• Aim: Leave out the pictures and transcribe everything else exactly.

• Data section:
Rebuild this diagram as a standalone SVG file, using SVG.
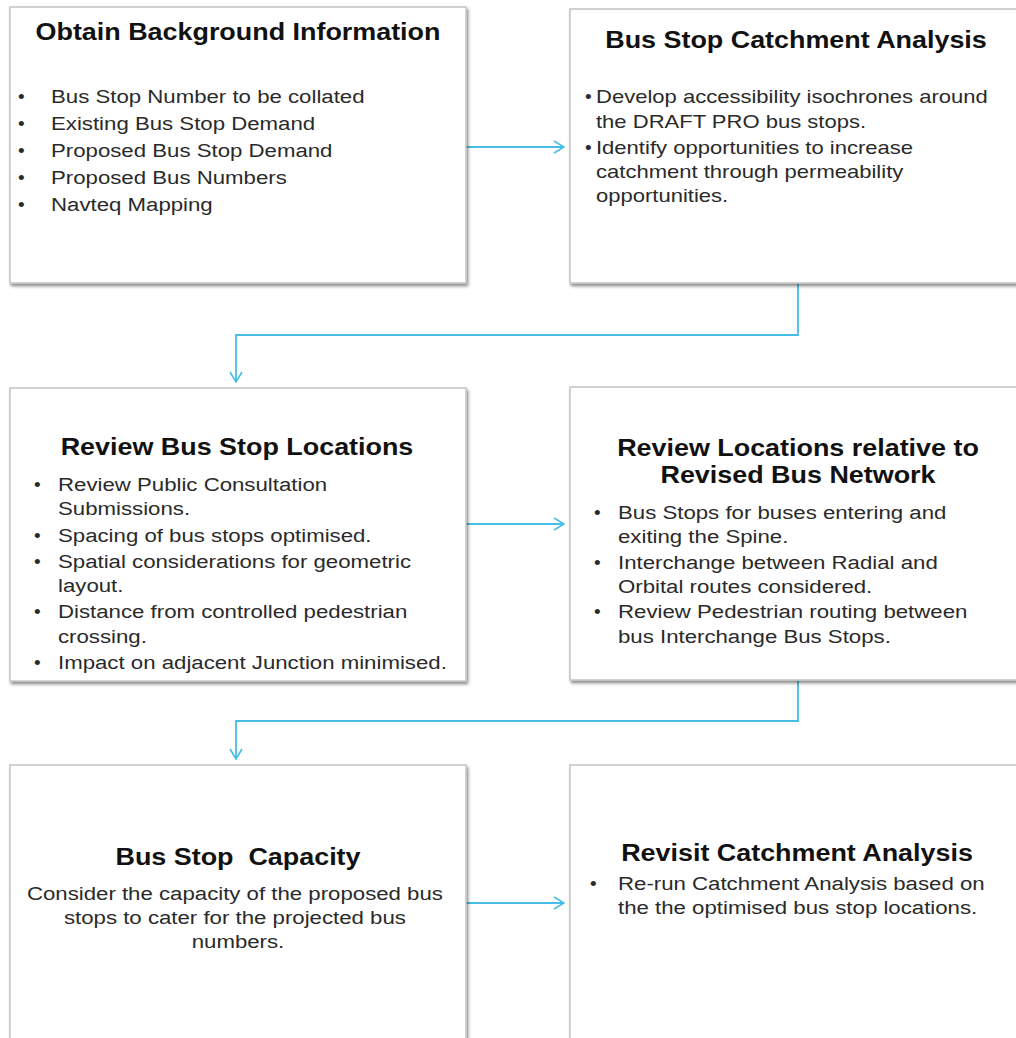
<svg xmlns="http://www.w3.org/2000/svg" width="1016" height="1038" viewBox="0 0 1016 1038">
<defs>
<filter id="sh" x="-5%" y="-5%" width="115%" height="115%">
<feDropShadow dx="1.5" dy="2.5" stdDeviation="1.5" flood-color="#000" flood-opacity="0.45"/>
</filter>
<marker id="ah" viewBox="0 0 12 14" refX="11" refY="7" markerWidth="12" markerHeight="14" markerUnits="userSpaceOnUse" orient="auto">
<path d="M1,1 L11,7 L1,13" fill="none" stroke="#45bde6" stroke-width="1.6"/>
</marker>
<style>
.box{fill:#fff;stroke:#c4c4c4;stroke-width:1.5;filter:url(#sh)}
.t{font-family:"Liberation Sans",Arial,sans-serif;font-weight:bold;font-size:23px;fill:#111;text-anchor:middle}
.b{font-family:"Liberation Sans",Arial,sans-serif;font-size:19px;fill:#2a2a2a}
.c{text-anchor:middle}
.dot{font-family:"Liberation Sans",Arial,sans-serif;font-size:19px;fill:#2a2a2a}
.conn{fill:none;stroke:#45bde6;stroke-width:1.8}
</style>
</defs>
<rect width="1016" height="1038" fill="#fff"/>

<g id="connectors">
<path class="conn" d="M466,147 L564,147" marker-end="url(#ah)"/>
<path class="conn" d="M798,283 L798,335 L236,335 L236,382" marker-end="url(#ah)"/>
<path class="conn" d="M466,524 L564,524" marker-end="url(#ah)"/>
<path class="conn" d="M798,680 L798,721 L236,721 L236,759" marker-end="url(#ah)"/>
<path class="conn" d="M466,903 L564,903" marker-end="url(#ah)"/>
</g>

<g id="n1">
<rect class="box" x="10" y="7" width="456" height="276"/>
<text class="t" transform="translate(238,40) scale(1.17,1)" x="0" y="0">Obtain Background Information</text>
<text class="dot" x="18" y="103">•</text>
<text class="dot" x="18" y="130">•</text>
<text class="dot" x="18" y="157">•</text>
<text class="dot" x="18" y="184">•</text>
<text class="dot" x="18" y="211">•</text>
<text class="b" transform="translate(51,0) scale(1.17,1)">
<tspan x="0" y="103">Bus Stop Number to be collated</tspan>
<tspan x="0" y="130">Existing Bus Stop Demand</tspan>
<tspan x="0" y="157">Proposed Bus Stop Demand</tspan>
<tspan x="0" y="184">Proposed Bus Numbers</tspan>
<tspan x="0" y="211">Navteq Mapping</tspan>
</text>
</g>

<g id="n2">
<rect class="box" x="570" y="9" width="460" height="274"/>
<text class="t" transform="translate(796,48) scale(1.17,1)" x="0" y="0">Bus Stop Catchment Analysis</text>
<text class="dot" x="585" y="103">•</text>
<text class="dot" x="585" y="154">•</text>
<text class="b" transform="translate(596,0) scale(1.16,1)">
<tspan x="0" y="103">Develop accessibility isochrones around</tspan>
<tspan x="0" y="128">the DRAFT PRO bus stops.</tspan>
<tspan x="0" y="154">Identify opportunities to increase</tspan>
<tspan x="0" y="178">catchment through permeability</tspan>
<tspan x="0" y="202">opportunities.</tspan>
</text>
</g>

<g id="n3">
<rect class="box" x="10" y="388" width="456" height="293"/>
<text class="t" transform="translate(237,455) scale(1.17,1)" x="0" y="0">Review Bus Stop Locations</text>
<text class="dot" x="34" y="491">•</text>
<text class="dot" x="34" y="542">•</text>
<text class="dot" x="34" y="568">•</text>
<text class="dot" x="34" y="618">•</text>
<text class="dot" x="34" y="669">•</text>
<text class="b" transform="translate(58,0) scale(1.17,1)">
<tspan x="0" y="491">Review Public Consultation</tspan>
<tspan x="0" y="515">Submissions.</tspan>
<tspan x="0" y="542">Spacing of bus stops optimised.</tspan>
<tspan x="0" y="568">Spatial considerations for geometric</tspan>
<tspan x="0" y="592">layout.</tspan>
<tspan x="0" y="618">Distance from controlled pedestrian</tspan>
<tspan x="0" y="643">crossing.</tspan>
<tspan x="0" y="669">Impact on adjacent Junction minimised.</tspan>
</text>
</g>

<g id="n4">
<rect class="box" x="570" y="387" width="460" height="293"/>
<text class="t" transform="translate(798,0) scale(1.17,1)"><tspan x="0" y="456">Review Locations relative to</tspan><tspan x="0" y="483">Revised Bus Network</tspan></text>
<text class="dot" x="594" y="519">•</text>
<text class="dot" x="594" y="569">•</text>
<text class="dot" x="594" y="618">•</text>
<text class="b" transform="translate(618,0) scale(1.17,1)">
<tspan x="0" y="519">Bus Stops for buses entering and</tspan>
<tspan x="0" y="543">exiting the Spine.</tspan>
<tspan x="0" y="569">Interchange between Radial and</tspan>
<tspan x="0" y="593">Orbital routes considered.</tspan>
<tspan x="0" y="618">Review Pedestrian routing between</tspan>
<tspan x="0" y="643">bus Interchange Bus Stops.</tspan>
</text>
</g>

<g id="n5">
<rect class="box" x="10" y="765" width="456" height="290"/>
<text class="t" transform="translate(238,865) scale(1.17,1)" x="0" y="0" xml:space="preserve">Bus Stop  Capacity</text>
<text class="b c" transform="translate(238,0) scale(1.17,1)">
<tspan x="0" y="900">Consider the capacity of the proposed bus</tspan>
<tspan x="0" y="924">stops to cater for the projected bus</tspan>
<tspan x="0" y="948">numbers.</tspan>
</text>
</g>

<g id="n6">
<rect class="box" x="570" y="765" width="460" height="290"/>
<text class="t" transform="translate(797,861) scale(1.17,1)" x="0" y="0">Revisit Catchment Analysis</text>
<text class="dot" x="590" y="890">•</text>
<text class="b" transform="translate(618,0) scale(1.17,1)">
<tspan x="0" y="890">Re-run Catchment Analysis based on</tspan>
<tspan x="0" y="914">the the optimised bus stop locations.</tspan>
</text>
</g>
</svg>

• Output for this task:
Rebuild this diagram as a standalone SVG file, using SVG.
<svg xmlns="http://www.w3.org/2000/svg" width="1016" height="1038" viewBox="0 0 1016 1038">
<defs>
<filter id="sh" x="-5%" y="-5%" width="115%" height="115%">
<feDropShadow dx="1.5" dy="2.5" stdDeviation="1.5" flood-color="#000" flood-opacity="0.45"/>
</filter>
<marker id="ah" viewBox="0 0 12 14" refX="11" refY="7" markerWidth="12" markerHeight="14" markerUnits="userSpaceOnUse" orient="auto">
<path d="M1,1 L11,7 L1,13" fill="none" stroke="#45bde6" stroke-width="1.6"/>
</marker>
<style>
.box{fill:#fff;stroke:#c4c4c4;stroke-width:1.5;filter:url(#sh)}
.t{font-family:"Liberation Sans",Arial,sans-serif;font-weight:bold;font-size:23px;fill:#111;text-anchor:middle}
.b{font-family:"Liberation Sans",Arial,sans-serif;font-size:19px;fill:#2a2a2a}
.c{text-anchor:middle}
.dot{font-family:"Liberation Sans",Arial,sans-serif;font-size:19px;fill:#2a2a2a}
.conn{fill:none;stroke:#45bde6;stroke-width:1.8}
</style>
</defs>
<rect width="1016" height="1038" fill="#fff"/>

<g id="connectors">
<path class="conn" d="M466,147 L564,147" marker-end="url(#ah)"/>
<path class="conn" d="M798,283 L798,335 L236,335 L236,382" marker-end="url(#ah)"/>
<path class="conn" d="M466,524 L564,524" marker-end="url(#ah)"/>
<path class="conn" d="M798,680 L798,721 L236,721 L236,759" marker-end="url(#ah)"/>
<path class="conn" d="M466,903 L564,903" marker-end="url(#ah)"/>
</g>

<g id="n1">
<rect class="box" x="10" y="7" width="456" height="276"/>
<text class="t" transform="translate(238,40) scale(1.17,1)" x="0" y="0">Obtain Background Information</text>
<text class="dot" x="18" y="103">•</text>
<text class="dot" x="18" y="130">•</text>
<text class="dot" x="18" y="157">•</text>
<text class="dot" x="18" y="184">•</text>
<text class="dot" x="18" y="211">•</text>
<text class="b" transform="translate(51,0) scale(1.17,1)">
<tspan x="0" y="103">Bus Stop Number to be collated</tspan>
<tspan x="0" y="130">Existing Bus Stop Demand</tspan>
<tspan x="0" y="157">Proposed Bus Stop Demand</tspan>
<tspan x="0" y="184">Proposed Bus Numbers</tspan>
<tspan x="0" y="211">Navteq Mapping</tspan>
</text>
</g>

<g id="n2">
<rect class="box" x="570" y="9" width="460" height="274"/>
<text class="t" transform="translate(796,48) scale(1.17,1)" x="0" y="0">Bus Stop Catchment Analysis</text>
<text class="dot" x="585" y="103">•</text>
<text class="dot" x="585" y="154">•</text>
<text class="b" transform="translate(596,0) scale(1.16,1)">
<tspan x="0" y="103">Develop accessibility isochrones around</tspan>
<tspan x="0" y="128">the DRAFT PRO bus stops.</tspan>
<tspan x="0" y="154">Identify opportunities to increase</tspan>
<tspan x="0" y="178">catchment through permeability</tspan>
<tspan x="0" y="202">opportunities.</tspan>
</text>
</g>

<g id="n3">
<rect class="box" x="10" y="388" width="456" height="293"/>
<text class="t" transform="translate(237,455) scale(1.17,1)" x="0" y="0">Review Bus Stop Locations</text>
<text class="dot" x="34" y="491">•</text>
<text class="dot" x="34" y="542">•</text>
<text class="dot" x="34" y="568">•</text>
<text class="dot" x="34" y="618">•</text>
<text class="dot" x="34" y="669">•</text>
<text class="b" transform="translate(58,0) scale(1.17,1)">
<tspan x="0" y="491">Review Public Consultation</tspan>
<tspan x="0" y="515">Submissions.</tspan>
<tspan x="0" y="542">Spacing of bus stops optimised.</tspan>
<tspan x="0" y="568">Spatial considerations for geometric</tspan>
<tspan x="0" y="592">layout.</tspan>
<tspan x="0" y="618">Distance from controlled pedestrian</tspan>
<tspan x="0" y="643">crossing.</tspan>
<tspan x="0" y="669">Impact on adjacent Junction minimised.</tspan>
</text>
</g>

<g id="n4">
<rect class="box" x="570" y="387" width="460" height="293"/>
<text class="t" transform="translate(798,0) scale(1.17,1)"><tspan x="0" y="456">Review Locations relative to</tspan><tspan x="0" y="483">Revised Bus Network</tspan></text>
<text class="dot" x="594" y="519">•</text>
<text class="dot" x="594" y="569">•</text>
<text class="dot" x="594" y="618">•</text>
<text class="b" transform="translate(618,0) scale(1.17,1)">
<tspan x="0" y="519">Bus Stops for buses entering and</tspan>
<tspan x="0" y="543">exiting the Spine.</tspan>
<tspan x="0" y="569">Interchange between Radial and</tspan>
<tspan x="0" y="593">Orbital routes considered.</tspan>
<tspan x="0" y="618">Review Pedestrian routing between</tspan>
<tspan x="0" y="643">bus Interchange Bus Stops.</tspan>
</text>
</g>

<g id="n5">
<rect class="box" x="10" y="765" width="456" height="290"/>
<text class="t" transform="translate(238,865) scale(1.17,1)" x="0" y="0" xml:space="preserve">Bus Stop  Capacity</text>
<text class="b c" transform="translate(238,0) scale(1.17,1)">
<tspan x="0" y="900">Consider the capacity of the proposed bus</tspan>
<tspan x="0" y="924">stops to cater for the projected bus</tspan>
<tspan x="0" y="948">numbers.</tspan>
</text>
</g>

<g id="n6">
<rect class="box" x="570" y="765" width="460" height="290"/>
<text class="t" transform="translate(797,861) scale(1.17,1)" x="0" y="0">Revisit Catchment Analysis</text>
<text class="dot" x="590" y="890">•</text>
<text class="b" transform="translate(618,0) scale(1.17,1)">
<tspan x="0" y="890">Re-run Catchment Analysis based on</tspan>
<tspan x="0" y="914">the the optimised bus stop locations.</tspan>
</text>
</g>
</svg>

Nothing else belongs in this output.